Besides simply storing these messages in a database Mera is also providing enhanced analytics on a message-by-message basis to allow additional features, such as full-text-search within the stored information.
System cost is always a major factor of system design therefore we looked into publically available open source solutions as our first option. After an in-depth search of available systems, the Cassandra database was chosen by MERA as a core component of our solution. While ensuring optimal ‘access speed’ Cassandra was also found to scale during runtime as well as providing ‘replicated storage’.
Scaling in runtime is important for a growing web service as it provides the capability to expand a system as demand increases, thus distributing capital expense purchases out over time.
At the same time, we found ‘full text search’ was not supported in Cassandra which required an additional component to be added into the final solution – the Apache Solr indexing engine. By combining Cassandra and Solr MERA has been able to provide competitive features along with deep capacity.
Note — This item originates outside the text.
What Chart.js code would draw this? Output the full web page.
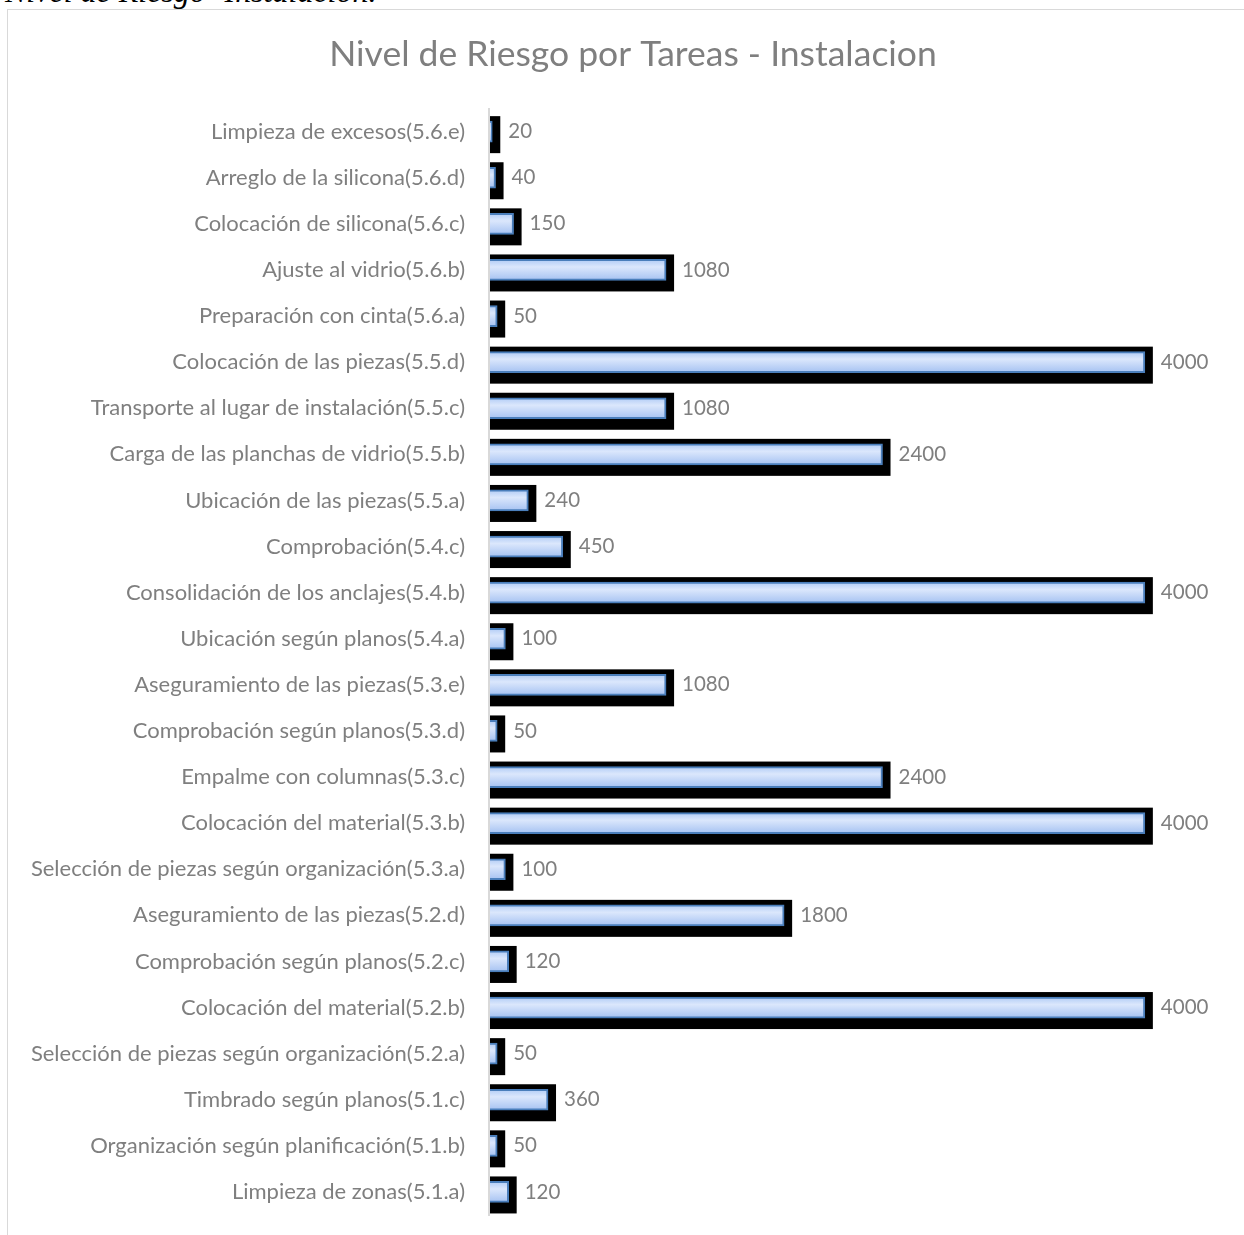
<!DOCTYPE html>
<html lang="es">
<head>
<meta charset="UTF-8">
<title>Nivel de Riesgo por Tareas - Instalacion</title>
<script src="https://cdn.jsdelivr.net/npm/chart.js"></script>
<style>
  html, body { margin: 0; padding: 0; background: #fff; overflow: hidden; }
  #caption {
    position: absolute; left: 5px; top: -24px;
    font: italic 32px/31px "Liberation Serif", "Times New Roman", serif;
    color: #000; white-space: nowrap;
  }
  #box {
    position: absolute; left: 7px; top: 9px; width: 1250px; height: 1240px;
    border-top: 1.5px solid #d9d9d9; border-left: 1.5px solid #d9d9d9;
  }
</style>
</head>
<body>
<div id="caption">Nivel de Riesgo -Instalación.</div>
<div id="box"><canvas id="chart" width="1250" height="1240"></canvas></div>
<script>
const tareas = [
  'Limpieza de excesos(5.6.e)',
  'Arreglo de la silicona(5.6.d)',
  'Colocación de silicona(5.6.c)',
  'Ajuste al vidrio(5.6.b)',
  'Preparación con cinta(5.6.a)',
  'Colocación de las piezas(5.5.d)',
  'Transporte al lugar de instalación(5.5.c)',
  'Carga de las planchas de vidrio(5.5.b)',
  'Ubicación de las piezas(5.5.a)',
  'Comprobación(5.4.c)',
  'Consolidación de los anclajes(5.4.b)',
  'Ubicación según planos(5.4.a)',
  'Aseguramiento de las piezas(5.3.e)',
  'Comprobación según planos(5.3.d)',
  'Empalme con columnas(5.3.c)',
  'Colocación del material(5.3.b)',
  'Selección de piezas según organización(5.3.a)',
  'Aseguramiento de las piezas(5.2.d)',
  'Comprobación según planos(5.2.c)',
  'Colocación del material(5.2.b)',
  'Selección de piezas según organización(5.2.a)',
  'Timbrado según planos(5.1.c)',
  'Organización según planificación(5.1.b)',
  'Limpieza de zonas(5.1.a)'
];
const nivelRiesgo = [20, 40, 150, 1080, 50, 4000, 1080, 2400, 240, 450, 4000, 100,
                     1080, 50, 2400, 4000, 100, 1800, 120, 4000, 50, 360, 50, 120];

const FONT = 'Lato, "Open Sans", sans-serif';

// black offset shadow behind each bar + value labels
const shadowPlugin = {
  id: 'shadow',
  beforeDatasetsDraw(chart) {
    const ctx = chart.ctx;
    const meta = chart.getDatasetMeta(0);
    ctx.save();
    ctx.fillStyle = '#000';
    meta.data.forEach(bar => {
      const p = bar.getProps(['x', 'y', 'base', 'height'], true);
      ctx.fillRect(p.base, p.y - p.height / 2 - 5, p.x - p.base + 8, p.height + 16);
    });
    ctx.restore();
  },
  afterDatasetsDraw(chart) {
    const ctx = chart.ctx;
    const meta = chart.getDatasetMeta(0);
    ctx.save();
    ctx.fillStyle = '#7f7f7f';
    ctx.font = '20.5px ' + FONT;
    ctx.textBaseline = 'middle';
    meta.data.forEach((bar, i) => {
      const p = bar.getProps(['x', 'y'], true);
      ctx.fillText(String(nivelRiesgo[i]), p.x + 16, p.y);
    });
    ctx.restore();
  }
};

function barFill(c) {
  const chart = c.chart;
  const ys = chart.scales.y;
  if (!ys || c.dataIndex === undefined) return '#c6d9f8';
  const y = ys.getPixelForValue(c.dataIndex);
  if (!isFinite(y)) return '#c6d9f8';
  const g = chart.ctx.createLinearGradient(0, y - 10, 0, y + 10);
  g.addColorStop(0, '#b3cdf6');
  g.addColorStop(0.35, '#dbe7fc');
  g.addColorStop(1, '#a7c3f2');
  return g;
}

new Chart(document.getElementById('chart'), {
  type: 'bar',
  data: {
    labels: tareas,
    datasets: [{
      data: nivelRiesgo,
      backgroundColor: barFill,
      borderColor: '#4a7ebb',
      borderWidth: 2,
      barThickness: 21
    }]
  },
  options: {
    indexAxis: 'y',
    responsive: false,
    animation: false,
    layout: { padding: { left: 0, right: 0, top: 0, bottom: 35 } },
    plugins: {
      legend: { display: false },
      tooltip: { enabled: false },
      title: {
        display: true,
        text: 'Nivel de Riesgo por Tareas - Instalacion',
        color: '#7f7f7f',
        font: { family: FONT, size: 35.5, weight: 'normal' },
        padding: { top: 23, bottom: 33 }
      }
    },
    scales: {
      x: { display: false, min: 0, max: 4690 },
      y: {
        grid: { display: false },
        border: { display: true, color: '#d9d9d9', width: 2, z: 1 },
        ticks: {
          color: '#7f7f7f',
          font: { family: FONT, size: 22 },
          padding: 16,
          autoSkip: false
        },
        afterFit(scale) { scale.width = 481; }
      }
    }
  },
  plugins: [shadowPlugin]
});
</script>
</body>
</html>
Today, our system is a prototype solution running in our Mera lab. Using only six servers we can provide 10 Tb of data storage (limited by purely hard drive throughput) at a rate of 40,000 messages/second.
All the saved messages are automatically indexed and instantly available for search. Interestingly, disk usage for replicated data is relatively modest thanks to Cassandra’s built-in data compression. Statistically speaking, the indexed & replicated messaging data is only 6% larger than the original data content.